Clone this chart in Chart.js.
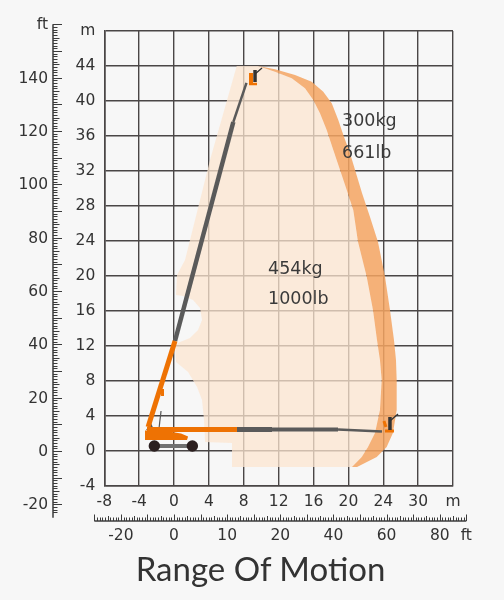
<!DOCTYPE html>
<html>
<head>
<meta charset="utf-8">
<script src="https://cdn.jsdelivr.net/npm/chart.js@4.4.0/dist/chart.umd.min.js"></script>
<style>
  html, body { margin: 0; padding: 0; background: #f7f7f7; }
  #wrap { position: relative; width: 504px; height: 600px; }
  #title {
    position: absolute; left: 0; top: 549px; width: 521px;
    text-align: center; font-family: Lato, sans-serif; font-size: 33px;
    line-height: 1.2; color: #333;
  }
</style>
</head>
<body>
<div id="wrap">
  <canvas id="myChart" width="504" height="600"></canvas>
  <div id="title">Range Of Motion</div>
</div>
<script>
// axis ticks (metres), labels as printed on the drawing
var xTicks = [-8, -4, 0, 4, 8, 12, 16, 20, 24, 28, 32];
var xTickLabels = ['-8', '-4', '0', '4', '8', '12', '16', '20', '24', '30', 'm'];
var yTicks = [-4, 0, 4, 8, 12, 16, 20, 24, 28, 32, 36, 40, 44, 48];
var yTickLabels = ['-4', '0', '4', '8', '12', '16', '20', '24', '28', '32', '36', '40', '44', 'm'];

// feet rulers
var FT = 0.3048;
var ftLeftTicks = [-20, 0, 20, 40, 60, 80, 100, 120, 140, 160];
var ftLeftLabels = ['-20', '0', '20', '40', '60', '80', '100', '120', '140', 'ft'];
var ftBottomTicks = [-20, 0, 20, 40, 60, 80, 100, 110];
var ftBottomLabels = ['-20', '0', '10', '20', '40', '60', '80', 'ft'];

// working envelope, 454kg (inner edge, top -> bottom)
var innerX = [9.63, 11.58, 13.50, 15.02, 15.97, 16.74, 17.51, 18.27, 19.04, 19.81, 20.56, 21.10, 22.10, 22.82, 23.28, 23.62, 23.82, 23.62, 23.05, 22.25, 21.53, 20.41];
var innerY = [44, 43.35, 42.59, 41.45, 40.11, 38.59, 36.69, 34.40, 32.11, 29.83, 27.54, 23.92, 19.92, 16.11, 12.69, 10.40, 8.11, 4.69, 2.06, 0.46, -0.69, -1.83];
// rest of the 454kg outline (bottom -> round the left side -> top)
var edgeX = [6.65, 6.65, 3.56, 3.44, 3.21, 2.64, 1.61, 0.23, 0.11, 0.69, 1.83, 2.75, 3.21, 2.98, 2.18, 1.03, 0.23, 0.34, 1.26, 4.13, 7.19];
var edgeY = [-1.83, 0.91, 1.03, 3.54, 5.83, 7.31, 9.03, 10.17, 12.11, 12.46, 12.91, 13.83, 14.97, 16.34, 17.26, 17.71, 17.83, 20.11, 21.83, 33.26, 44];
// 300kg outer edge (top -> bottom)
var outerX = [9.63, 11.58, 13.88, 15.79, 17.12, 18.09, 18.84, 19.50, 20.18, 20.87, 21.56, 22.48, 23.39, 24.20, 24.77, 25.23, 25.46, 25.54, 25.54, 25.11, 24.39, 23.25, 20.99];
var outerY = [44, 43.62, 42.97, 42.21, 41.06, 39.74, 37.83, 35.89, 34.06, 31.77, 29.49, 26.74, 23.92, 19.92, 16.11, 12.69, 10.40, 8.11, 4.69, 2.06, 0.46, -0.69, -1.83];

// machine sketch
var liftBoomX = [-2.98, 0.11], liftBoomY = [2.74, 12.57];
var upperBoomX = [0.11, 6.80], upperBoomY = [12.57, 37.6];
var flyBoomX = [6.80, 8.31], flyBoomY = [37.6, 42.06];
var hBoomX = [-3.10, 7.22], hBoomY = [2.46, 2.46];
var hGrey1X = [7.22, 11.24], hGrey1Y = [2.46, 2.46];
var hGrey2X = [11.24, 18.81], hGrey2Y = [2.46, 2.46];
var hFlyX = [18.81, 23.85], hFlyY = [2.46, 2.23];
var chassisX = [-3.33, -1.26, 0.80, 1.61, 1.49, -3.33];
var chassisY = [2.34, 2.34, 2.0, 1.66, 1.26, 1.26];
var pivotX = [-3.21, -2.64, -2.29], pivotY = [2.4, 3.2, 2.4];
var axleX = [-2.26, 2.10], axleY = [0.57, 0.57];
var wheelX = [-2.26, 2.10], wheelY = [0.57, 0.57];
var rodX = [-1.49, -1.72], rodY = [4.57, 2.63];
var cylX = [-1.32, -1.32], cylY = [7.09, 6.29];
var topBucketX = [8.83, 8.83], topBucketY = [43.2, 41.94];
var topFloorX = [8.60, 9.52], topFloorY = [41.94, 41.94];
var topManX = [9.29, 9.29], topManY = [43.54, 42.17];
var topArmX = [9.29, 10.09], topArmY = [43.09, 43.77];
var sideFloorX = [24.20, 25.23], sideFloorY = [2.29, 2.29];
var sideBucketX = [24.08, 24.31], sideBucketY = [3.43, 2.74];
var sideManX = [24.77, 24.77], sideManY = [3.89, 2.4];
var sideArmX = [24.77, 25.69], sideArmY = [3.43, 4.23];

// load notes
var noteLabels = ['300kg', '661lb', '454kg', '1000lb'];
var noteX = [19.27, 19.27, 10.78, 10.78];
var noteY = [37.7, 34.06, 20.8, 17.37];

var ORANGE = '#ee7203';
var GREY = '#5a5a5a';
var GRID = '#4a4646';
var TEXT = '#333';

var toPoints = (xs, ys) => xs.map((x, i) => ({ x: x, y: ys[i] }));

var seg = (xs, ys, color, width, order) => {
    return {
        data: toPoints(xs, ys),
        showLine: true,
        borderColor: color,
        borderWidth: width,
        borderCapStyle: 'butt',
        pointRadius: 0,
        fill: false,
        order: order
    };
}

var poly = (xs, ys, color, order) => {
    return {
        data: toPoints(xs, ys),
        showLine: true,
        borderColor: 'rgba(0,0,0,0)',
        borderWidth: 0,
        backgroundColor: color,
        fill: 'shape',
        pointRadius: 0,
        order: order
    };
}

var lightX = innerX.concat(edgeX);
var lightY = innerY.concat(edgeY);
var bandX = outerX.concat(innerX.slice().reverse());
var bandY = outerY.concat(innerY.slice().reverse());

var datasets = [
    {
        data: toPoints(wheelX, wheelY),
        showLine: false,
        pointRadius: 5.7,
        pointBackgroundColor: '#2b1f1f',
        pointBorderWidth: 0,
        order: 1
    },
    seg(topManX, topManY, '#333', 3.5, 2),
    seg(topArmX, topArmY, '#333', 1.3, 2),
    seg(sideManX, sideManY, '#333', 3.5, 2),
    seg(sideArmX, sideArmY, '#333', 1.3, 2),
    seg(topBucketX, topBucketY, ORANGE, 4, 3),
    seg(topFloorX, topFloorY, ORANGE, 2.5, 3),
    seg(sideFloorX, sideFloorY, ORANGE, 3, 3),
    seg(sideBucketX, sideBucketY, ORANGE, 3, 3),
    seg(liftBoomX, liftBoomY, ORANGE, 5, 4),
    seg(upperBoomX, upperBoomY, GREY, 4.5, 4),
    seg(flyBoomX, flyBoomY, GREY, 2.5, 4),
    seg(hBoomX, hBoomY, ORANGE, 5, 4),
    seg(hGrey1X, hGrey1Y, GREY, 5, 4),
    seg(hGrey2X, hGrey2Y, GREY, 4, 4),
    seg(hFlyX, hFlyY, GREY, 2.5, 4),
    seg(cylX, cylY, ORANGE, 3, 4),
    poly(pivotX, pivotY, '#555', 5),
    poly(chassisX, chassisY, ORANGE, 6),
    seg(rodX, rodY, '#555', 1.2, 6),
    seg(axleX, axleY, '#707070', 4, 7),
    poly(bandX, bandY, 'rgba(244,164,98,0.85)', 8),
    poly(lightX, lightY, 'rgba(252,230,208,0.75)', 9)
];

var rulerPlugin = {
    id: 'ftRulers',
    afterDraw: (chart) => {
        const ctx = chart.ctx;
        const xs = chart.scales.x;
        const ys = chart.scales.y;
        ctx.save();
        ctx.strokeStyle = '#3b3b3b';
        ctx.fillStyle = TEXT;
        ctx.font = '15.5px "DejaVu Sans"';

        // left ruler (ft)
        const lx = 53;
        ctx.lineWidth = 1.5;
        ctx.beginPath();
        ctx.moveTo(lx, ys.getPixelForValue(-25 * FT));
        ctx.lineTo(lx, ys.getPixelForValue(160 * FT));
        ctx.stroke();
        ctx.lineWidth = 1;
        ctx.beginPath();
        for (let f = -23; f <= 160; f++) {
            const py = Math.round(ys.getPixelForValue(f * FT)) + 0.5;
            const len = f % 10 === 0 ? 9 : (f % 5 === 0 ? 6.5 : 4.5);
            ctx.moveTo(lx, py);
            ctx.lineTo(lx + len, py);
        }
        ctx.stroke();
        ctx.textAlign = 'right';
        ctx.textBaseline = 'middle';
        for (let i = 0; i < ftLeftTicks.length; i++) {
            ctx.fillText(ftLeftLabels[i], 48, ys.getPixelForValue(ftLeftTicks[i] * FT) + 1);
        }

        // bottom ruler (ft)
        const by = 521;
        ctx.lineWidth = 1.5;
        ctx.beginPath();
        ctx.moveTo(xs.getPixelForValue(-30 * FT), by);
        ctx.lineTo(xs.getPixelForValue(110 * FT), by);
        ctx.stroke();
        ctx.lineWidth = 1;
        ctx.beginPath();
        for (let f = -30; f <= 110; f++) {
            const px = Math.round(xs.getPixelForValue(f * FT)) + 0.5;
            const len = f % 10 === 0 ? 6.5 : (f % 5 === 0 ? 5 : 3.5);
            ctx.moveTo(px, by);
            ctx.lineTo(px, by - len);
        }
        ctx.stroke();
        ctx.textAlign = 'center';
        for (let i = 0; i < ftBottomTicks.length; i++) {
            ctx.fillText(ftBottomLabels[i], xs.getPixelForValue(ftBottomTicks[i] * FT), 535.5);
        }

        // load notes
        ctx.font = '17.5px "DejaVu Sans"';
        ctx.fillStyle = '#3a3a3a';
        ctx.textAlign = 'left';
        for (let i = 0; i < noteLabels.length; i++) {
            ctx.fillText(noteLabels[i], xs.getPixelForValue(noteX[i]), ys.getPixelForValue(noteY[i]));
        }
        ctx.restore();
    }
}

var tickFont = { family: 'DejaVu Sans', size: 15.5 };

window.onload = () => {
    var ctx = document.getElementById('myChart').getContext('2d');
    new Chart(ctx, {
        type: 'scatter',
        data: { datasets: datasets },
        plugins: [rulerPlugin],
        options: {
            responsive: false,
            animation: false,
            layout: { padding: { left: 0, right: 51, top: 31, bottom: 0 } },
            plugins: {
                legend: { display: false },
                tooltip: { enabled: false },
                title: { display: false }
            },
            scales: {
                x: {
                    type: 'linear',
                    min: -8,
                    max: 32,
                    afterBuildTicks: (scale) => { scale.ticks = xTicks.map(v => ({ value: v })); },
                    afterFit: (scale) => { scale.height = 114; },
                    ticks: {
                        callback: (v) => xTickLabels[xTicks.indexOf(v)],
                        font: tickFont,
                        color: TEXT,
                        padding: 7,
                        maxRotation: 0,
                        autoSkip: false
                    },
                    grid: { color: GRID, lineWidth: 1.4, drawTicks: false },
                    border: { color: GRID, width: 1.6 }
                },
                y: {
                    type: 'linear',
                    min: -4,
                    max: 48,
                    afterBuildTicks: (scale) => { scale.ticks = yTicks.map(v => ({ value: v })); },
                    afterFit: (scale) => { scale.width = 104.3; },
                    ticks: {
                        callback: (v) => yTickLabels[yTicks.indexOf(v)],
                        font: tickFont,
                        color: TEXT,
                        padding: 9,
                        autoSkip: false
                    },
                    grid: { color: GRID, lineWidth: 1.4, drawTicks: false },
                    border: { color: GRID, width: 1.6 }
                }
            }
        }
    });
}
</script>
</body>
</html>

> [Given instruction] Repeat only the lines between the start of the data and the line with "['-20', '0', '10', '20', '40', '60', '80', 'ft'];", including those two lines, and skip the pictures.

> [Solved exercise]
Clone this chart in Chart.js.
<!DOCTYPE html>
<html>
<head>
<meta charset="utf-8">
<script src="https://cdn.jsdelivr.net/npm/chart.js@4.4.0/dist/chart.umd.min.js"></script>
<style>
  html, body { margin: 0; padding: 0; background: #f7f7f7; }
  #wrap { position: relative; width: 504px; height: 600px; }
  #title {
    position: absolute; left: 0; top: 549px; width: 521px;
    text-align: center; font-family: Lato, sans-serif; font-size: 33px;
    line-height: 1.2; color: #333;
  }
</style>
</head>
<body>
<div id="wrap">
  <canvas id="myChart" width="504" height="600"></canvas>
  <div id="title">Range Of Motion</div>
</div>
<script>
// axis ticks (metres), labels as printed on the drawing
var xTicks = [-8, -4, 0, 4, 8, 12, 16, 20, 24, 28, 32];
var xTickLabels = ['-8', '-4', '0', '4', '8', '12', '16', '20', '24', '30', 'm'];
var yTicks = [-4, 0, 4, 8, 12, 16, 20, 24, 28, 32, 36, 40, 44, 48];
var yTickLabels = ['-4', '0', '4', '8', '12', '16', '20', '24', '28', '32', '36', '40', '44', 'm'];

// feet rulers
var FT = 0.3048;
var ftLeftTicks = [-20, 0, 20, 40, 60, 80, 100, 120, 140, 160];
var ftLeftLabels = ['-20', '0', '20', '40', '60', '80', '100', '120', '140', 'ft'];
var ftBottomTicks = [-20, 0, 20, 40, 60, 80, 100, 110];
var ftBottomLabels = ['-20', '0', '10', '20', '40', '60', '80', 'ft'];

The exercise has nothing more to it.